In this blog post
In Google’s latest annual developer conference, Google I/O, CEO Sundar Pichai announced their latest breakthrough called “Language Model for Dialogue Applications” or LaMDA. LaMDA is a language AI technology that can chat about any topic. That’s something that even a normal chatbot can do, then what makes LaMDA special?
Modern conversational agents or chatbots follow a narrow pre-defined conversational path, while LaMDA can engage in a free-flowing open-ended conversation just like humans. Google plans to integrate this new technology with their search engine as well as other software like voice assistant, workplace, gmail, etc. so that people can retrieve any kind of information, in any format (text, visual or audio), from Google’s suite of products. LaMDA is an example of what is known as a Large Language Model (LLM).
Introduction and Capabilities
What is a language model (LM)? A language model is a statistical and probabilistic tool which determines the probability of a given sequence of words occurring in a sentence. Simply put, it is a tool which is trained to predict the next word in a sentence. It works like how a text message autocomplete works. Where weather models predict the 7-day forecast, language models try to find patterns in the human language, one of computer science’s most difficult puzzles as languages are ever-changing and adaptable.

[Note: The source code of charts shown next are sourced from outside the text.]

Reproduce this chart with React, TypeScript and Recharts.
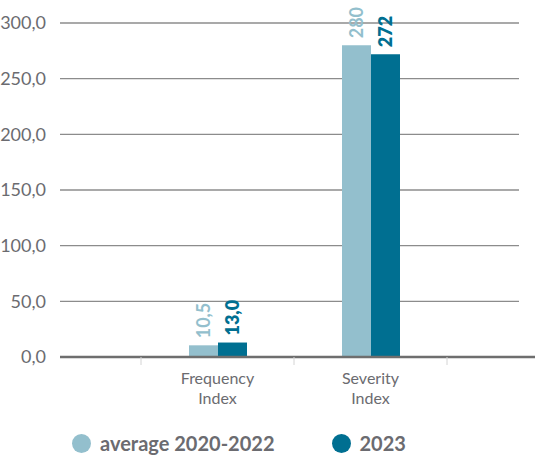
import { BarChart, Bar, XAxis, YAxis, CartesianGrid, LabelList } from 'recharts';

// Injury indices, two periods
const categories = ['Frequency Index', 'Severity Index'];
const avg2020to2022 = [10.5, 280];
const values2023 = [13.0, 272];
const yTicks = [0, 50, 100, 150, 200, 250, 300];

const SERIES = [
  { key: 'avg', name: 'average 2020-2022', color: '#93bfcd', weight: 700 },
  { key: 'y2023', name: '2023', color: '#006f91', weight: 800 },
];

const data = categories.map((c, i) => ({ category: c, avg: avg2020to2022[i], y2023: values2023[i] }));

const GREY = '#6b6b70';
const FONT = 'Lato, "Open Sans", sans-serif';

const fmtAxis = (v: number) => v.toFixed(1).replace('.', ',');
const fmtLabel = (v: number) => (v >= 100 ? String(Math.round(v)) : v.toFixed(1).replace('.', ','));

function CategoryTick(props: any) {
  const { x, y, payload, index, visibleTicksCount } = props;
  const half = payload?.offset ?? 76;
  const [first, second] = String(payload.value).split(' ');
  const isLast = index === (visibleTicksCount ?? categories.length) - 1;
  return (
    <g>
      <line x1={x - half} x2={x - half} y1={y - 8} y2={y} stroke="#d4d4d4" />
      {isLast && <line x1={x + half} x2={x + half} y1={y - 8} y2={y} stroke="#d4d4d4" />}
      <text x={x} y={y + 19} textAnchor="middle" fill={GREY} fontSize={16} fontFamily={FONT}>
        {first}
      </text>
      <text x={x} y={y + 39} textAnchor="middle" fill={GREY} fontSize={16} fontFamily={FONT}>
        {second}
      </text>
    </g>
  );
}

const rotatedLabel = (color: string, weight: number) => (p: any) => {
  const cx = p.x + p.width / 2;
  const top = p.y - 7;
  return (
    <text
      x={cx}
      y={top}
      transform={`rotate(-90 ${cx} ${top})`}
      textAnchor="start"
      dominantBaseline="central"
      fill={color}
      fontSize={18}
      fontWeight={weight}
      fontFamily={FONT}
    >
      {fmtLabel(Number(p.value))}
    </text>
  );
};

// gridlines stop short of the right edge; the baseline runs through
const gridLine = (p: any) => (
  <line key={p.key ?? p.y1} x1={p.x1} x2={p.x2 - 16} y1={p.y1} y2={p.y2} stroke="#8c8c8c" strokeWidth={1.3} />
);

export default function App() {
  return (
    <div style={{ position: 'absolute', left: 0, top: 0, width: 535, height: 457, background: '#fff' }}>
      <BarChart
        width={535}
        height={457}
        data={data}
        margin={{ top: 23, right: 0, left: 0, bottom: 0 }}
        barGap={0}
        barSize={29}
      >
        <CartesianGrid vertical={false} horizontal={gridLine} />
        <YAxis
          width={60}
          domain={[0, 300]}
          ticks={yTicks}
          tickFormatter={fmtAxis}
          axisLine={false}
          tickLine={false}
          tickMargin={8}
          tick={{ fill: GREY, fontSize: 18, fontFamily: FONT }}
        />
        <XAxis
          dataKey="category"
          height={100}
          padding={{ left: 81, right: 88 }}
          axisLine={{ stroke: '#6e6e6e', strokeWidth: 2.5 }}
          tickLine={false}
          interval={0}
          tick={<CategoryTick />}
        />
        {SERIES.map((s) => (
          <Bar key={s.key} dataKey={s.key} name={s.name} fill={s.color} isAnimationActive={false}>
            <LabelList dataKey={s.key} content={rotatedLabel(s.color, s.weight)} />
          </Bar>
        ))}
      </BarChart>
      <div
        style={{
          position: 'absolute',
          top: 431,
          left: 72,
          display: 'flex',
          alignItems: 'center',
          fontFamily: FONT,
          fontWeight: 700,
          fontSize: 20,
          color: GREY,
          lineHeight: '24px',
        }}
      >
        {SERIES.map((s, i) => (
          <div key={s.key} style={{ display: 'flex', alignItems: 'center', marginRight: i === 0 ? 57 : 0 }}>
            <span
              style={{ width: 19, height: 19, borderRadius: '50%', background: s.color, display: 'inline-block', marginRight: 9 }}
            />
            <span>{s.name}</span>
          </div>
        ))}
      </div>
    </div>
  );
}
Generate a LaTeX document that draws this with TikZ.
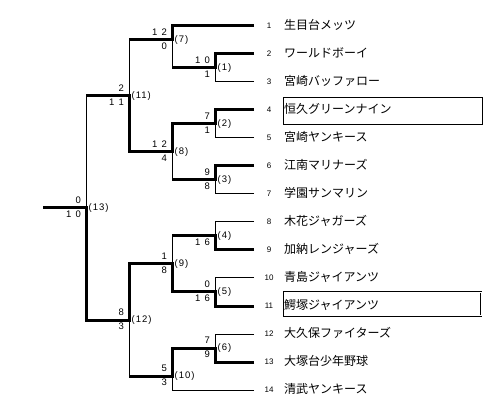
\documentclass[tikz,border=0pt]{standalone}
\usepackage{fontspec}
\setmainfont{Liberation Sans}
\newfontfamily\jpfont{Noto Sans CJK JP}
\newfontfamily\lblfont[LetterSpace=10]{Liberation Sans}
\newcommand\twodig[2]{#1\kern4pt#2}
\begin{document}
\begin{tikzpicture}[x=1pt,y=-1pt,
  thinl/.style={line width=1pt},
  win/.style={line width=3pt, line join=miter},
  team/.style={anchor=west, inner sep=0pt, font=\jpfont\fontsize{12}{12}\selectfont},
  tnum/.style={inner sep=0pt, font=\fontsize{8}{8}\selectfont},
  upsc/.style={anchor=south east, inner sep=0pt, font=\fontsize{9.5}{9.5}\selectfont},
  losc/.style={anchor=north east, inner sep=0pt, font=\fontsize{9.5}{9.5}\selectfont},
  mno/.style={anchor=west, inner sep=0pt, font=\lblfont\fontsize{9.5}{9.5}\selectfont},
]
\useasboundingbox (0,0) rectangle (500,419);

% team line ends
\foreach \i/\y in {1/26,2/54,3/82,4/110,5/138,6/166,7/194,8/222,9/250,10/278,11/306,12/334,13/362,14/390}
  \coordinate (e\i) at (254,\y);

% junctions
\coordinate (m1) at (215,68);
\coordinate (m2) at (215,124);
\coordinate (m3) at (215,180);
\coordinate (m4) at (215,236);
\coordinate (m5) at (215,292);
\coordinate (m6) at (215,348);
\coordinate (m7) at (172,40);
\coordinate (m8) at (172,152);
\coordinate (m9) at (172,264);
\coordinate (m10) at (172,376);
\coordinate (m11) at (129,96);
\coordinate (m12) at (129,320);
\coordinate (m13) at (86,208);
\coordinate (r) at (43,208);

% losing (thin) lines
\draw[thinl] (e3) -| (m1);
\draw[thinl] (m7) -- (m1 -| m7);
\draw[thinl] (m7 -| m11) -- (m11);
\draw[thinl] (e5) -| (m2);
\draw[thinl] (e7) -| (m3);
\draw[thinl] (m8) -- (m3 -| m8);
\draw[thinl] (m11 -| m13) -- (m13);
\draw[thinl] (e8) -| (m4);
\draw[thinl] (m4 -| m9) -- (m9);
\draw[thinl] (e10) -| (m5);
\draw[thinl] (e12) -| (m6);
\draw[thinl] (e14) -| (m10);
\draw[thinl] (m12) -- (m10 -| m12);

% winning (thick) paths
\draw[win] (e1) -| (m7) -- (m7 -| m11);
\draw[win] (e2) -| (m1) -- (m1 -| m7);
\draw[win] (e4) -| (m2) -- (m2 -| m8) -- (m8) -- (m8 -| m11) -- (m11) -- (m11 -| m13);
\draw[win] (e6) -| (m3) -- (m3 -| m8);
\draw[win] (e9) -| (m4) -- (m4 -| m9);
\draw[win] (e11) -| (m5) -- (m5 -| m9) -- (m9) -- (m9 -| m12) -- (m12) -- (m12 -| m13) -- (m13) -- (r);
\draw[win] (e13) -| (m6) -- (m6 -| m10) -- (m10) -- (m10 -| m12);

% scores
\node[upsc] (u1) at ([shift={(-5,-4.5)}]m1) {\twodig{1}{0}};
\node[losc] (l1) at ([shift={(-5,3)}]m1) {1};
\node[upsc] (u2) at ([shift={(-5,-4.5)}]m2) {7};
\node[losc] (l2) at ([shift={(-5,3)}]m2) {1};
\node[upsc] (u3) at ([shift={(-5,-4.5)}]m3) {9};
\node[losc] (l3) at ([shift={(-5,3)}]m3) {8};
\node[losc] (l4) at ([shift={(-5,3)}]m4) {\twodig{1}{6}};
\node[upsc] (u5) at ([shift={(-5,-4.5)}]m5) {0};
\node[losc] (l5) at ([shift={(-5,3)}]m5) {\twodig{1}{6}};
\node[upsc] (u6) at ([shift={(-5,-4.5)}]m6) {7};
\node[losc] (l6) at ([shift={(-5,3)}]m6) {9};
\node[upsc] (u7) at ([shift={(-5,-4.5)}]m7) {\twodig{1}{2}};
\node[losc] (l7) at ([shift={(-5,3)}]m7) {0};
\node[upsc] (u8) at ([shift={(-5,-4.5)}]m8) {\twodig{1}{2}};
\node[losc] (l8) at ([shift={(-5,3)}]m8) {4};
\node[upsc] (u9) at ([shift={(-5,-4.5)}]m9) {1};
\node[losc] (l9) at ([shift={(-5,3)}]m9) {8};
\node[upsc] (u10) at ([shift={(-5,-4.5)}]m10) {5};
\node[losc] (l10) at ([shift={(-5,3)}]m10) {3};
\node[upsc] (u11) at ([shift={(-5,-4.5)}]m11) {2};
\node[losc] (l11) at ([shift={(-5,3)}]m11) {\twodig{1}{1}};
\node[upsc] (u12) at ([shift={(-5,-4.5)}]m12) {8};
\node[losc] (l12) at ([shift={(-5,3)}]m12) {3};
\node[upsc] (u13) at ([shift={(-5,-4.5)}]m13) {0};
\node[losc] (l13) at ([shift={(-5,3)}]m13) {\twodig{1}{0}};

% match numbers
\foreach \k in {1,...,13}
  \node[mno] (n\k) at ([xshift=2.5]m\k) {(\k)};

% boxes
\node[draw, line width=1pt, minimum width=198.7, minimum height=26.3, inner sep=0pt, anchor=north west] (box4) at (282.8,97.5) {};
\node[draw, double, double distance=0.8pt, line width=0.8pt, minimum width=197, minimum height=23.4, inner sep=0pt, anchor=north west] (box11) at (283.5,291.9) {};

% team numbers and names
\foreach \i/\y/\nm in {1/26/生目台メッツ,2/54/ワールドボーイ,3/82/宮崎バッファロー,4/110/恒久グリーンナイン,5/138/宮崎ヤンキース,6/166/江南マリナーズ,7/194/学園サンマリン,8/222/木花ジャガーズ,9/250/加納レンジャーズ,10/278/青島ジャイアンツ,11/306/鰐塚ジャイアンツ,12/334/大久保ファイターズ,13/362/大塚台少年野球,14/390/清武ヤンキース}{
  \node[tnum] (k\i) at (269,\y) {\i};
  \node[team] (t\i) at (284,\y-1) {\nm};
}
\end{tikzpicture}
\end{document}
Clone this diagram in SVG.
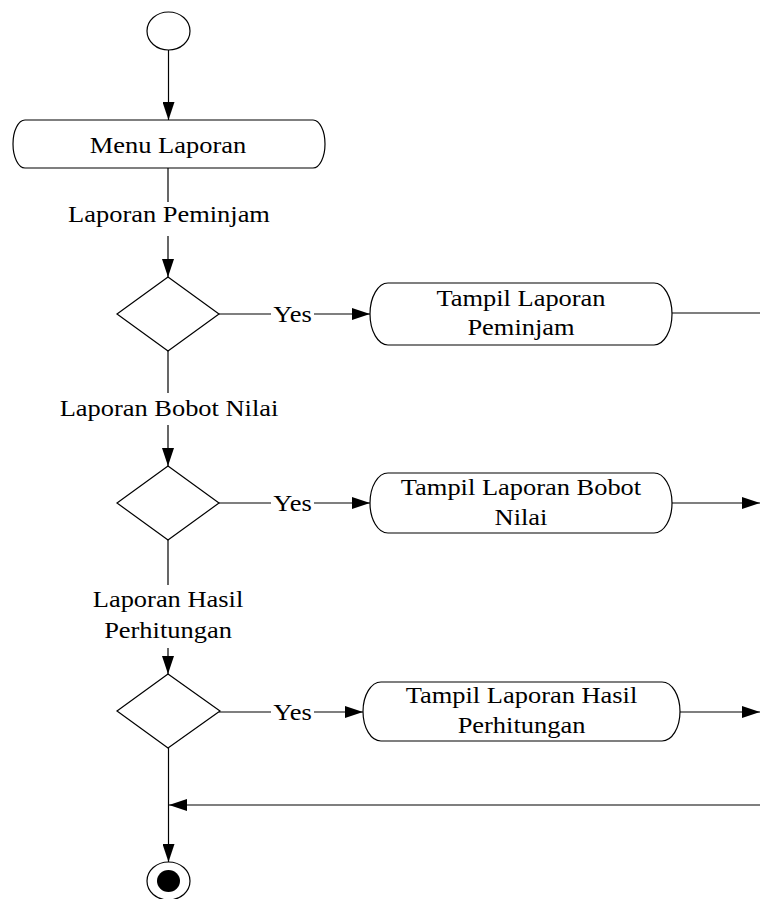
<svg xmlns="http://www.w3.org/2000/svg" width="760" height="899" viewBox="0 0 760 899">
<style>
.s{fill:none;stroke:#000;stroke-width:1.2}
.n{fill:#fff;stroke:#000;stroke-width:1.2}
.t{font-family:"Liberation Serif","Times New Roman",serif;font-size:23px;fill:#000;text-anchor:middle}
</style>
<defs>
<marker id="a" viewBox="0 0 18 12" refX="18" refY="6" markerWidth="18" markerHeight="12" markerUnits="userSpaceOnUse" orient="auto">
<path d="M0,0 L18,6 L0,12 Z" fill="#000"/>
</marker>
</defs>
<g id="connectors">
<line class="s" x1="168.5" y1="50" x2="168.5" y2="120" marker-end="url(#a)"/>
<line class="s" x1="168" y1="168" x2="168" y2="202"/>
<line class="s" x1="168" y1="236" x2="168" y2="277" marker-end="url(#a)"/>
<line class="s" x1="219" y1="314" x2="271" y2="314"/>
<line class="s" x1="314" y1="314" x2="370" y2="314" marker-end="url(#a)"/>
<line class="s" x1="672" y1="313" x2="760" y2="313"/>
<line class="s" x1="168" y1="351" x2="168" y2="393"/>
<line class="s" x1="168" y1="425" x2="168" y2="466" marker-end="url(#a)"/>
<line class="s" x1="219" y1="503" x2="271" y2="503"/>
<line class="s" x1="314" y1="503" x2="370" y2="503" marker-end="url(#a)"/>
<line class="s" x1="672" y1="503" x2="760" y2="503" marker-end="url(#a)"/>
<line class="s" x1="168" y1="540" x2="168" y2="585"/>
<line class="s" x1="168" y1="648" x2="168" y2="674" marker-end="url(#a)"/>
<line class="s" x1="219" y1="712" x2="271" y2="712"/>
<line class="s" x1="314" y1="712" x2="363" y2="712" marker-end="url(#a)"/>
<line class="s" x1="680" y1="712" x2="760" y2="712" marker-end="url(#a)"/>
<line class="s" x1="760" y1="805" x2="169" y2="805" marker-end="url(#a)"/>
<line class="s" x1="168.5" y1="748" x2="168.5" y2="862" marker-end="url(#a)"/>
<text class="t" transform="translate(169,222) scale(1.15,1)">Laporan Peminjam</text>
<text class="t" transform="translate(292.5,322) scale(1.15,1)">Yes</text>
<text class="t" transform="translate(169,416) scale(1.15,1)">Laporan Bobot Nilai</text>
<text class="t" transform="translate(292.5,511) scale(1.15,1)">Yes</text>
<text class="t" transform="translate(168,607) scale(1.15,1)">Laporan Hasil</text>
<text class="t" transform="translate(168,638) scale(1.15,1)">Perhitungan</text>
<text class="t" transform="translate(292.5,720) scale(1.15,1)">Yes</text>
</g>
<g id="start">
<ellipse class="n" cx="168.5" cy="31" rx="21.5" ry="19"/>
</g>
<g id="menu">
<path class="n" d="M25,120 H313 A12,24 0 0 1 325,144 A12,24 0 0 1 313,168 H25 A12,24 0 0 1 13,144 A12,24 0 0 1 25,120 Z"/>
<text class="t" transform="translate(168,153) scale(1.15,1)">Menu Laporan</text>
</g>
<g id="dec1">
<polygon class="n" points="168,277 219,314 168,351 117,314"/>
</g>
<g id="tampil1">
<path class="n" d="M388,283 H654 A18,31 0 0 1 672,314 A18,31 0 0 1 654,345 H388 A18,31 0 0 1 370,314 A18,31 0 0 1 388,283 Z"/>
<text class="t" transform="translate(521,306) scale(1.15,1)">Tampil Laporan</text>
<text class="t" transform="translate(521,335) scale(1.15,1)">Peminjam</text>
</g>
<g id="dec2">
<polygon class="n" points="168,466 219,503 168,540 117,503"/>
</g>
<g id="tampil2">
<path class="n" d="M388,473 H654 A18,30 0 0 1 672,503 A18,30 0 0 1 654,533 H388 A18,30 0 0 1 370,503 A18,30 0 0 1 388,473 Z"/>
<text class="t" transform="translate(521,495) scale(1.15,1)">Tampil Laporan Bobot</text>
<text class="t" transform="translate(521,525) scale(1.15,1)">Nilai</text>
</g>
<g id="dec3">
<polygon class="n" points="168,674 220,711 168,748 117,711"/>
</g>
<g id="tampil3">
<path class="n" d="M381,682 H662 A18,29.5 0 0 1 680,711.5 A18,29.5 0 0 1 662,741 H381 A18,29.5 0 0 1 363,711.5 A18,29.5 0 0 1 381,682 Z"/>
<text class="t" transform="translate(521.5,703) scale(1.15,1)">Tampil Laporan Hasil</text>
<text class="t" transform="translate(521.5,733) scale(1.15,1)">Perhitungan</text>
</g>
<g id="end">
<ellipse class="n" cx="168.5" cy="881" rx="21.5" ry="19"/>
<ellipse cx="168.5" cy="881" rx="11.5" ry="11" fill="#000"/>
</g>
</svg>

A language model is called a large language model when it is trained on enormous amount of data. Some of the other examples of LLMs are Google’s BERT and OpenAI’s GPT-2 and GPT-3. GPT-3 is the largest language model known at the time with 175 billion parameters trained on 570 gigabytes of text. These models have capabilities ranging from writing a simple essay to generating complex computer codes – all with limited to no supervision.
Limitations and Impact on Society
As exciting as this technology may sound, it has some alarming shortcomings.
1. Biasness: Studies have shown that these models are embedded with racist, sexist, and discriminatory ideas. These models can also encourage people for genocide, self-harm, and child sexual abuse. Google is already using an LLM for its search engine which is rooted in biasness. Since Google is not only used as a primary knowledge base for general people but also provides an information infrastructure for various universities and institutions, such a biased result set can have very harmful consequences.
2. Environmental impact: LLMs also have an outsize impact on the environment as these emit shockingly high carbon dioxide – equivalent to nearly five times the lifetime emissions of an average car including manufacturing of the car.
3. Misinformation: Experts have also warned about the mass production of misinformation through these models as because of the model’s fluency, people can confuse into thinking that humans have produced the output. Some models have also excelled at writing convincing fake news articles.
4. Mishandling negative data: The world speaks different languages that are not prioritized by the Silicon Valley. These languages are unaccounted for in the mainstream language technologies and hence, these communities are affected the most. When a platform uses an LLM which is not capable of handling these languages to automate its content moderation, the model struggles to control the misinformation. During extraordinary situations, like a riot, the amount of unfavorable data coming in is huge, and this ends up creating a hostile digital environment. The problem does not end here. When the fake news, hate speech and all such negative text is not filtered, it is used as a training data for next generation of LLMs. These toxic linguistic patterns then parrot back on the internet.
Further Research for Better Models
Despite all these challenges, very little research is being done to understand how this technology can affect us or how better LLMs can be designed. In fact, the few big companies that have the required resources to train and maintain LLMs refuse or show no interest in investigating them. But it’s not just Google that is planning to use this technology. Facebook has developed its own LLMs for translation and content moderation while Microsoft has exclusively licensed GPT-3. Many startups have also started creating products and services based on these models.
While the big tech giants are trying to create private and mostly inaccessible models that cannot be used for research, a New York-based startup, called Hugging Face, is leading a research workshop to build an open-source LLM that will serve as a shared resource for the scientific community and can be used to learn more about the capabilities and limitations of these models. This one-year-long research (from May 2021 to May 2022) called the ‘Summer of Language Models 21’ (in short ‘BigScience’) has more than 500 researchers from around the world working together on a volunteer basis.
The collaborative is divided into multiple working groups, each investigating different aspects of model development. One of the groups will work on calculating the model’s environmental impact, while another will focus on responsible ways of sourcing the training data, free from toxic language. One working group is dedicated to the model’s multilingual character including minority language coverage. To start with, the team has selected eight language families which include English, Chinese, Arabic, Indic (including Hindi and Urdu), and Bantu (including Swahili).
Hopefully, the BigScience Project will help produce better tools and practices for building and deploying LLMs responsibly. The enthusiasm around these large language models cannot be curbed but it can surely be nudged in a direction that has lesser shortcomings. Soon enough, all our digital communications—be it emails, search results, or social media posts —will be filtered using LLMs. These large language models are the next frontier for artificial intelligence.